On one of our systems we created two routes. One where we can blindly always insert events, and one that needs some logic to decide whether we persist.

Hope that helps!

I’ve built a system that included the tenant id to the stream name. It allowed us to clearly distinguish tenants, so, for example, each tenant might have their own read models in a separate database/collection. By doing so, we effectively eliminated the risk of exposing one tenant’s data to another tenant, unintentionally.

It would probably only be feasible for systems with a low number of tenants, or when read models are using a database that doesn’t have heavy-lifting for databases (like it’s in MongoDB, compared to MS SQL Server).

Another possible advantage of putting the tenant id prefix to streams is the ability to partition subscriptions. I don’t think you have any need to maintain the order of events across tenants. So, by partitioning and subscriptions by tenant id, you can increase the number of parallel read model updates from one (global order) to X, where X is <= tenant count.

Alexey,

I think we end up with the same result (I hope anyway)
We have a proejction which does something like this:

if (isAnOrganisationCreatedEvent(e)) {
    s.organisations[e.data.organisationId] = {
	name: e.data.organisationName.replace(/-/gi, "").replace(" ", "")
    };
}

linkTo(s.organisations[e.data.organisationId].name, e);

That gives us a stream per tenant, which we then subscribe to.

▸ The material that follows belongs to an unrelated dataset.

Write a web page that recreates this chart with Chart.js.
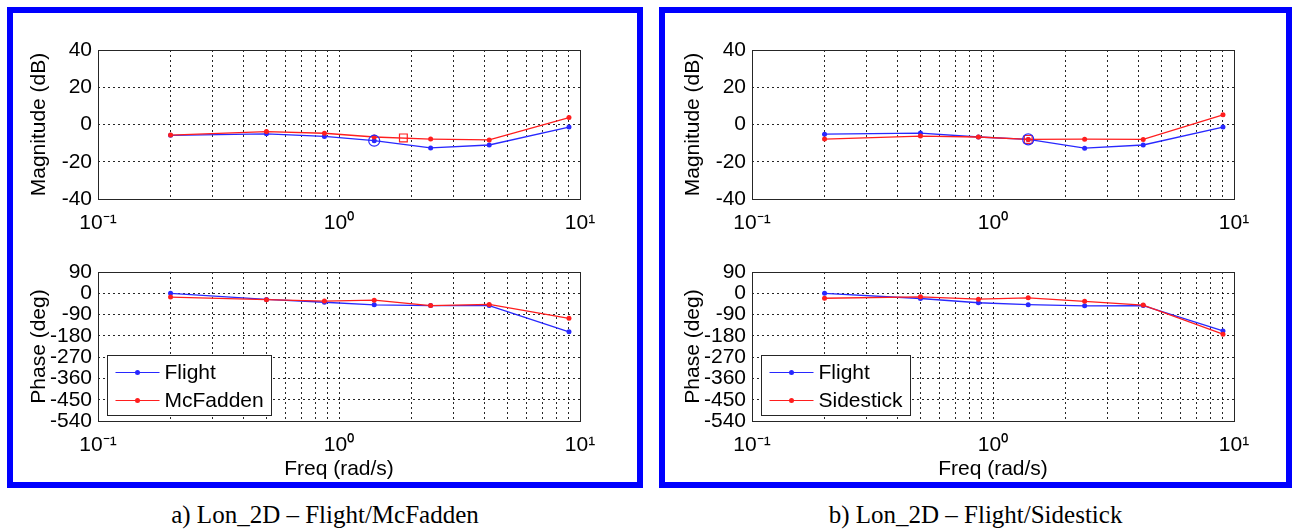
<!DOCTYPE html>
<html>
<head>
<meta charset="utf-8">
<script src="https://cdn.jsdelivr.net/npm/chart.js@4.4.0/dist/chart.umd.min.js"></script>
<style>
    html, body { margin: 0; padding: 0; background: #fff; }
    body { width: 1295px; height: 529px; position: relative; overflow: hidden; }
    .frame { position: absolute; top: 7px; height: 481px; border: 6px solid #0000ff; box-sizing: border-box; }
    .plot { position: absolute; }
    .caption {
        position: absolute; top: 500px; height: 30px; line-height: 30px;
        font-family: "Liberation Serif", "Times New Roman", serif; font-size: 25px;
        text-align: center; color: #000; white-space: nowrap;
    }
</style>
</head>
<body>
<div class="frame" style="left:7px;width:636px"></div>
<div class="frame" style="left:659px;width:633px"></div>

<canvas id="magA" class="plot" width="624" height="236" style="left:14px;top:14px"></canvas>
<canvas id="phaseA" class="plot" width="624" height="230" style="left:14px;top:252px"></canvas>
<canvas id="magB" class="plot" width="618" height="236" style="left:668px;top:14px"></canvas>
<canvas id="phaseB" class="plot" width="618" height="230" style="left:668px;top:252px"></canvas>

<div class="caption" style="left:7px;width:636px">a) Lon_2D – Flight/McFadden</div>
<div class="caption" style="left:659px;width:633px">b) Lon_2D – Flight/Sidestick</div>

<script>
// frequencies (rad/s) shared by every curve
const freqs = [0.2, 0.5, 0.87, 1.4, 2.4, 4.2, 9.0];

// a) Flight / McFadden
const magFlightA = [-5.8, -5.0, -6.4, -8.7, -12.6, -11.0, -1.4];
const magMcFaddenA = [-5.7, -3.8, -4.7, -6.7, -7.8, -8.3, 3.7];
const phaseFlightA = [0, -26, -38, -49, -52, -52, -163];
const phaseMcFaddenA = [-16, -27, -33, -29, -52, -47, -106];
const circleA = [1.4, -8.7];   // open circle on Flight
const squareA = [1.85, -7.2];  // open square on McFadden

// b) Flight / Sidestick
const magFlightB = [-5.2, -4.6, -6.7, -8.0, -12.7, -11.0, -1.4];
const magSidestickB = [-7.8, -6.2, -6.7, -8.0, -7.9, -8.0, 5.2];
const phaseFlightB = [0, -22, -40, -48, -53, -52, -159];
const phaseSidestickB = [-21, -15, -25, -19, -34, -50, -173];
const circleB = [1.4, -8.0];
const squareB = [1.4, -8.0];

// axes
const xTickValues = [0.1, 0.2, 0.3, 0.4, 0.5, 0.6, 0.7, 0.8, 0.9, 1, 2, 3, 4, 5, 6, 7, 8, 9, 10];
const xLabelValues = [0.1, 1, 10];
const xTickLabels = ['10⁻¹', '10⁰', '10¹'];
const magTicks = [-40, -20, 0, 20, 40];
const phaseTicks = [-540, -450, -360, -270, -180, -90, 0, 90];

const BLUE = 'rgb(40, 40, 255)';
const RED = 'rgb(255, 30, 30)';
const FONT = '"Liberation Sans", Arial, sans-serif';
const FONT_SIZE = 21;

Chart.defaults.font.family = FONT;
Chart.defaults.font.size = FONT_SIZE;
Chart.defaults.color = '#000';

// plot frame around the chart area (MATLAB box)
const boxPlugin = {
    id: 'box',
    afterDraw(chart) {
        const { ctx, chartArea: a } = chart;
        ctx.save();
        ctx.strokeStyle = '#262626';
        ctx.lineWidth = 1;
        ctx.strokeRect(Math.round(a.left) + 0.5, Math.round(a.top) + 0.5,
            Math.round(a.right - a.left), Math.round(a.bottom - a.top));
        ctx.restore();
    }
};

// boxed legend in the lower left corner of the phase plots
const legendPlugin = {
    id: 'boxLegend',
    afterDraw(chart) {
        const { ctx, chartArea: a } = chart;
        const items = chart.data.datasets.slice(0, 2);
        ctx.save();
        ctx.font = FONT_SIZE + 'px ' + FONT;
        const textW = Math.max(...items.map(d => ctx.measureText(d.label).width));
        const left = Math.round(a.left + 9) + 0.5;
        const h = 60;
        const top = Math.round(a.bottom - 6 - h) + 0.5;
        const w = Math.round(57 + textW + 8);
        ctx.fillStyle = '#fff';
        ctx.fillRect(left, top, w, h);
        ctx.strokeStyle = '#262626';
        ctx.lineWidth = 1;
        ctx.strokeRect(left, top, w, h);
        items.forEach((d, i) => {
            const y = top + 17 + i * 28;
            ctx.strokeStyle = d.borderColor;
            ctx.lineWidth = 1.2;
            ctx.beginPath();
            ctx.moveTo(left + 8, y);
            ctx.lineTo(left + 52, y);
            ctx.stroke();
            ctx.fillStyle = d.borderColor;
            ctx.beginPath();
            ctx.arc(left + 30, y, 2.5, 0, Math.PI * 2);
            ctx.fill();
            ctx.fillStyle = '#000';
            ctx.textBaseline = 'middle';
            ctx.textAlign = 'left';
            ctx.fillText(d.label, left + 57, y + 1);
        });
        ctx.restore();
    }
};

function series(label, values, color, order) {
    return {
        label: label,
        data: freqs.map((f, i) => ({ x: f, y: values[i] })),
        borderColor: color,
        backgroundColor: color,
        borderWidth: 1.3,
        pointRadius: 2.5,
        pointHoverRadius: 2.5,
        pointBorderWidth: 0,
        tension: 0,
        order: order
    };
}

function marker(point, color, style) {
    return {
        label: '',
        data: [{ x: point[0], y: point[1] }],
        showLine: false,
        pointStyle: style,
        pointRadius: 5.5,
        pointHoverRadius: 5.5,
        borderColor: color,
        backgroundColor: 'rgba(0,0,0,0)',
        borderWidth: 1.2,
        order: 0
    };
}

function bodeOptions(yTicks, yTitle, top, right, xAxisHeight, xTitle) {
    return {
        responsive: false,
        animation: false,
        devicePixelRatio: 1,
        events: [],
        layout: { padding: { left: 0, right: right, top: top, bottom: 0 } },
        plugins: { legend: { display: false }, tooltip: { enabled: false } },
        scales: {
            x: {
                type: 'logarithmic',
                min: 0.1,
                max: 10,
                afterBuildTicks: s => { s.ticks = xTickValues.map(v => ({ value: v })); },
                afterFit: s => { s.height = xAxisHeight; },
                ticks: {
                    autoSkip: false,
                    maxRotation: 0,
                    padding: 12,
                    callback: v => {
                        const i = xLabelValues.indexOf(v);
                        return i >= 0 ? xTickLabels[i] : '';
                    }
                },
                grid: { color: 'rgba(0,0,0,0.85)', lineWidth: 1, drawTicks: false },
                border: { display: false, dash: [2, 3] },
                title: { display: !!xTitle, text: xTitle || '', padding: { top: 0, bottom: 0 } }
            },
            y: {
                type: 'linear',
                min: yTicks[0],
                max: yTicks[yTicks.length - 1],
                afterBuildTicks: s => { s.ticks = yTicks.map(v => ({ value: v })); },
                afterFit: s => { s.width = 84; },
                ticks: { autoSkip: false, padding: 6 },
                grid: { color: 'rgba(0,0,0,0.85)', lineWidth: 1, drawTicks: false },
                border: { display: false, dash: [2, 3] },
                title: { display: true, text: yTitle, padding: { top: 13, bottom: 0 } }
            }
        }
    };
}

function magChart(id, flight, other, otherLabel, circle, square) {
    const canvas = document.getElementById(id);
    new Chart(canvas, {
        type: 'line',
        data: {
            datasets: [
                series('Flight', flight, BLUE, 2),
                series(otherLabel, other, RED, 1),
                marker(circle, BLUE, 'circle'),
                marker(square, RED, 'rect')
            ]
        },
        options: bodeOptions(magTicks, 'Magnitude (dB)', 36, canvas.width - 566, 51, null),
        plugins: [boxPlugin]
    });
}

function phaseChart(id, flight, other, otherLabel) {
    const canvas = document.getElementById(id);
    new Chart(canvas, {
        type: 'line',
        data: {
            datasets: [
                series('Flight', flight, BLUE, 2),
                series(otherLabel, other, RED, 1)
            ]
        },
        options: bodeOptions(phaseTicks, 'Phase (deg)', 20, canvas.width - 566, 61, 'Freq (rad/s)'),
        plugins: [boxPlugin, legendPlugin]
    });
}

magChart('magA', magFlightA, magMcFaddenA, 'McFadden', circleA, squareA);
phaseChart('phaseA', phaseFlightA, phaseMcFaddenA, 'McFadden');
magChart('magB', magFlightB, magSidestickB, 'Sidestick', circleB, squareB);
phaseChart('phaseB', phaseFlightB, phaseSidestickB, 'Sidestick');
</script>
</body>
</html>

Have we missed a trick by not adding the tenant id into the stream name when we write the original events?

Well, it depends on what the goal is. You have to use a custom projection to link tenant events to the tenant stream. It add the write and CPU load to the server. With the tenant ID as a part of the stream name, you’d get it in the category stream. Alternatively, you could’ve used server-side filter by stream prefix in each tenant subscription, which would eliminate the need to run any projections, including the system ones. Server-side filtering can never use the event body for filtering, so that won’t work in your case.

Thanks. Something for us to consider.